SHORT EXERCISE:
Print exactly the lines from the first one down to the line that contains "30, 15, 0, 0];", both included, and skip the pictures.

>> BEGIN

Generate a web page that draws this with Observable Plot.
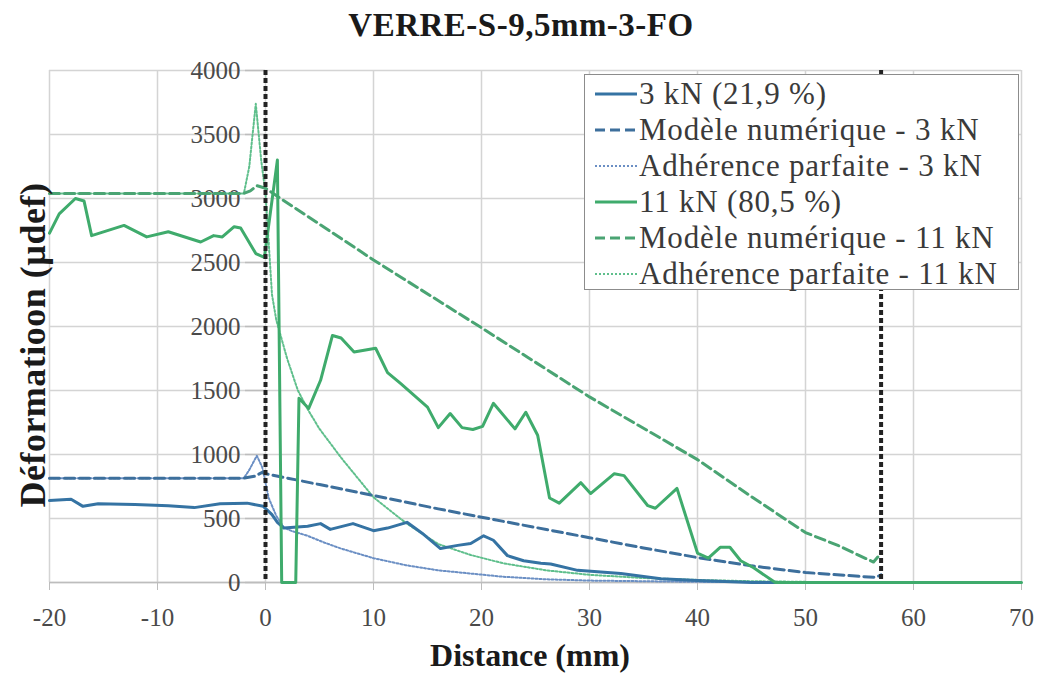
<!DOCTYPE html>
<html>
<head>
<meta charset="utf-8">
<script src="https://cdn.jsdelivr.net/npm/d3@7"></script>
<script src="https://cdn.jsdelivr.net/npm/@observablehq/plot@0.6"></script>
<style>
  body { margin: 0; background: #fff; }
  #wrap { position: relative; width: 1038px; height: 677px; overflow: hidden; font-family: "Liberation Serif", "Times New Roman", serif; }
  #wrap svg.plot { position: absolute; left: 0; top: 0; }
  .title { position: absolute; left: 0; width: 1042px; top: 9px; text-align: center; font-size: 33px; font-weight: bold; line-height: 1; color: #1a1a1a; letter-spacing: 0.5px; }
  .xlabel { position: absolute; left: 0; width: 1060px; top: 639px; text-align: center; font-size: 32px; font-weight: bold; line-height: 1; color: #1a1a1a; }
  .ylabel { position: absolute; left: 33px; top: 345px; transform: translate(-50%, -50%) rotate(-90deg); white-space: nowrap; font-size: 36px; font-weight: bold; line-height: 1; color: #1a1a1a; letter-spacing: 0.5px; }
  .legend { position: absolute; left: 584px; top: 74px; width: 435px; height: 216px; border: 1.5px solid #8c8c8c; background: #fff; padding-top: 1px; box-sizing: border-box; }
  .legend .row { display: flex; align-items: center; height: 36px; white-space: nowrap; font-size: 31px; color: #3a3a3a; letter-spacing: 0.8px; }
  .legend svg { margin-left: 10px; margin-right: 2px; flex: none; }
</style>
</head>
<body>
<div id="wrap"></div>
<script>
// ---- data ----
const xTicks = [-20, -10, 0, 10, 20, 30, 40, 50, 60, 70];
const yTicks = [0, 500, 1000, 1500, 2000, 2500, 3000, 3500, 4000];
const boundaries = [0, 57];

const seriesNames = [
  "3 kN (21,9 %)",
  "Modèle numérique - 3 kN",
  "Adhérence parfaite - 3 kN",
  "11 kN (80,5 %)",
  "Modèle numérique - 11 kN",
  "Adhérence parfaite - 11 kN"
];

// 3 kN measured
const meas3X = [-20, -18, -16.9, -15.5, -12.1, -9.0, -6.6, -4.2, -1.7, -0.2, 0.6, 1.1, 1.7, 3.9, 5.1, 6.0, 8.1, 10.0, 11.3, 13.1, 14.5, 16.2, 17.8, 19.0, 20.2, 21.1, 22.4, 23.9, 25.5, 26.4, 28.9, 32.9, 36.6, 40, 45, 57];
const meas3Y = [640, 650, 595, 615, 610, 600, 585, 615, 620, 595, 530, 470, 425, 440, 460, 415, 460, 405, 425, 470, 385, 265, 290, 305, 365, 330, 210, 170, 150, 145, 95, 70, 30, 15, 0, 0];

// 3 kN numerical model
const model3X = [-20, -2, -1, -0.3, 0, 5, 10, 16, 20, 25, 30, 35, 40, 45, 50, 55, 56.5, 57];
const model3Y = [815, 815, 830, 860, 850, 765, 680, 575, 510, 430, 350, 270, 195, 130, 78, 48, 40, 60];

// 3 kN perfect adhesion
const perfect3X = [-20, -2, -1.5, -0.8, -0.3, 0.3, 1.0, 1.7, 2.5, 3.9, 5.5, 7, 10, 13, 16, 19, 22, 26, 30, 40, 57];
const perfect3Y = [815, 815, 880, 990, 900, 660, 520, 430, 400, 365, 310, 265, 190, 135, 95, 70, 45, 25, 15, 5, 0];

// 11 kN measured
const meas11X = [-20, -19.1, -17.6, -16.8, -16.1, -13.1, -11.0, -9.0, -6.0, -4.8, -4.0, -2.9, -2.3, -0.9, -0.1, 1.1, 1.5, 2.8, 3.1, 4.0, 5.1, 6.2, 7.0, 8.2, 10.2, 11.3, 12.5, 15.0, 16.0, 17.1, 18.2, 19.2, 20.1, 21.1, 23.1, 24.1, 25.2, 26.3, 27.2, 29.2, 30.1, 32.3, 33.2, 35.4, 36.1, 38.1, 40.0, 41.0, 42.1, 43.0, 44.0, 45.2, 47.2, 70];
const meas11Y = [2730, 2880, 3000, 2980, 2710, 2790, 2700, 2740, 2660, 2710, 2700, 2780, 2770, 2570, 2540, 3300, 0, 0, 1440, 1360, 1580, 1930, 1910, 1800, 1830, 1640, 1555, 1370, 1210, 1320, 1210, 1195, 1220, 1400, 1200, 1330, 1150, 660, 620, 780, 695, 850, 835, 600, 580, 735, 230, 190, 275, 275, 170, 115, 0, 0];

// 11 kN numerical model
const model11X = [-20, -2, -1.4, -0.8, 0, 1.4, 10, 20, 30, 40, 45, 50, 53, 55, 56.3, 57];
const model11Y = [3040, 3040, 3060, 3100, 3080, 3000, 2520, 1990, 1450, 960, 670, 390, 290, 210, 160, 230];

// 11 kN perfect adhesion
const perfect11X = [-20, -2, -1.5, -0.9, -0.4, 0, 0.3, 0.6, 1.0, 1.4, 2, 3, 4, 5, 7, 10, 13, 16, 19, 22, 26, 30, 35, 40, 45, 50, 57];
const perfect11Y = [3040, 3040, 3250, 3740, 3300, 3040, 2650, 2250, 2050, 1930, 1750, 1500, 1340, 1200, 975, 665, 465, 300, 215, 150, 95, 60, 35, 20, 10, 5, 0];

// ---- styles ----
const blue = "#3573a3";
const green = "#3fab6c";
const styles = [
  {stroke: blue, dash: null, width: 3},
  {stroke: "#3d6f9c", dash: "10,5", width: 3},
  {stroke: "#6b8fc4", dash: "2,2", width: 2},
  {stroke: green, dash: null, width: 3},
  {stroke: "#4aa473", dash: "10,5", width: 3},
  {stroke: "#5fbf8c", dash: "2,2", width: 2}
];

const zip = (xs, ys) => xs.map((x, i) => ({x, y: ys[i]}));
const series = [
  zip(meas3X, meas3Y),
  zip(model3X, model3Y),
  zip(perfect3X, perfect3Y),
  zip(meas11X, meas11Y),
  zip(model11X, model11Y),
  zip(perfect11X, perfect11Y)
];

const drawOrder = [2, 5, 1, 4, 0, 3];
const lineMarks = drawOrder.map(i => Plot.line(series[i], {
  x: "x", y: "y",
  stroke: styles[i].stroke,
  strokeWidth: styles[i].width,
  strokeDasharray: styles[i].dash,
  strokeLinejoin: "round"
}));

const chart = Plot.plot({
  width: 1038,
  height: 677,
  marginLeft: 49,
  marginRight: 17,
  marginTop: 70,
  marginBottom: 95,
  style: {fontFamily: "'Liberation Serif', serif", background: "transparent"},
  x: {domain: [-20, 70]},
  y: {domain: [0, 4000], axis: null},
  marks: [
    Plot.gridX(xTicks, {stroke: "#d4d4d4", strokeOpacity: 1, strokeWidth: 1.5}),
    Plot.gridY(yTicks, {stroke: "#d4d4d4", strokeOpacity: 1, strokeWidth: 1.5}),
    Plot.axisX(xTicks, {
      tickSize: 8, tickPadding: 18, fontSize: 25, label: null,
      stroke: "#bdbdbd", fill: "#4a4a4a", tickFormat: d => String(d)
    }),
    Plot.ruleY([0], {stroke: "#bdbdbd", strokeWidth: 1.5}),
    Plot.ruleY(yTicks, {x1: () => 0, x2: () => 0, insetLeft: -20, stroke: "#bdbdbd", strokeWidth: 1.5}),
    Plot.text(yTicks, {
      x: () => 0, y: d => d, text: d => String(d),
      textAnchor: "end", dx: -25, fontSize: 25, fill: "#4a4a4a"
    }),
    ...lineMarks,
    Plot.ruleX(boundaries, {stroke: "#222", strokeWidth: 4, strokeDasharray: "5,3"})
  ]
});
chart.classList.add("plot");

const wrap = document.getElementById("wrap");
wrap.appendChild(chart);

const title = document.createElement("div");
title.className = "title";
title.textContent = "VERRE-S-9,5mm-3-FO";
wrap.appendChild(title);

const xl = document.createElement("div");
xl.className = "xlabel";
xl.textContent = "Distance (mm)";
wrap.appendChild(xl);

const yl = document.createElement("div");
yl.className = "ylabel";
yl.textContent = "Déformatioon (µdef)";
wrap.appendChild(yl);

const legend = document.createElement("div");
legend.className = "legend";
seriesNames.forEach((name, i) => {
  const row = document.createElement("div");
  row.className = "row";
  const s = d3.create("svg").attr("width", 42).attr("height", 12);
  s.append("line").attr("x1", 0).attr("x2", 42).attr("y1", 6).attr("y2", 6)
    .attr("stroke", styles[i].stroke).attr("stroke-width", styles[i].width)
    .attr("stroke-dasharray", styles[i].dash);
  row.appendChild(s.node());
  const t = document.createElement("span");
  t.textContent = name;
  row.appendChild(t);
  legend.appendChild(row);
});
wrap.appendChild(legend);
</script>
</body>
</html>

>> END

REPLY TO THE EXERCISE:
Generate a web page that draws this with Observable Plot.
<!DOCTYPE html>
<html>
<head>
<meta charset="utf-8">
<script src="https://cdn.jsdelivr.net/npm/d3@7"></script>
<script src="https://cdn.jsdelivr.net/npm/@observablehq/plot@0.6"></script>
<style>
  body { margin: 0; background: #fff; }
  #wrap { position: relative; width: 1038px; height: 677px; overflow: hidden; font-family: "Liberation Serif", "Times New Roman", serif; }
  #wrap svg.plot { position: absolute; left: 0; top: 0; }
  .title { position: absolute; left: 0; width: 1042px; top: 9px; text-align: center; font-size: 33px; font-weight: bold; line-height: 1; color: #1a1a1a; letter-spacing: 0.5px; }
  .xlabel { position: absolute; left: 0; width: 1060px; top: 639px; text-align: center; font-size: 32px; font-weight: bold; line-height: 1; color: #1a1a1a; }
  .ylabel { position: absolute; left: 33px; top: 345px; transform: translate(-50%, -50%) rotate(-90deg); white-space: nowrap; font-size: 36px; font-weight: bold; line-height: 1; color: #1a1a1a; letter-spacing: 0.5px; }
  .legend { position: absolute; left: 584px; top: 74px; width: 435px; height: 216px; border: 1.5px solid #8c8c8c; background: #fff; padding-top: 1px; box-sizing: border-box; }
  .legend .row { display: flex; align-items: center; height: 36px; white-space: nowrap; font-size: 31px; color: #3a3a3a; letter-spacing: 0.8px; }
  .legend svg { margin-left: 10px; margin-right: 2px; flex: none; }
</style>
</head>
<body>
<div id="wrap"></div>
<script>
// ---- data ----
const xTicks = [-20, -10, 0, 10, 20, 30, 40, 50, 60, 70];
const yTicks = [0, 500, 1000, 1500, 2000, 2500, 3000, 3500, 4000];
const boundaries = [0, 57];

const seriesNames = [
  "3 kN (21,9 %)",
  "Modèle numérique - 3 kN",
  "Adhérence parfaite - 3 kN",
  "11 kN (80,5 %)",
  "Modèle numérique - 11 kN",
  "Adhérence parfaite - 11 kN"
];

// 3 kN measured
const meas3X = [-20, -18, -16.9, -15.5, -12.1, -9.0, -6.6, -4.2, -1.7, -0.2, 0.6, 1.1, 1.7, 3.9, 5.1, 6.0, 8.1, 10.0, 11.3, 13.1, 14.5, 16.2, 17.8, 19.0, 20.2, 21.1, 22.4, 23.9, 25.5, 26.4, 28.9, 32.9, 36.6, 40, 45, 57];
const meas3Y = [640, 650, 595, 615, 610, 600, 585, 615, 620, 595, 530, 470, 425, 440, 460, 415, 460, 405, 425, 470, 385, 265, 290, 305, 365, 330, 210, 170, 150, 145, 95, 70, 30, 15, 0, 0];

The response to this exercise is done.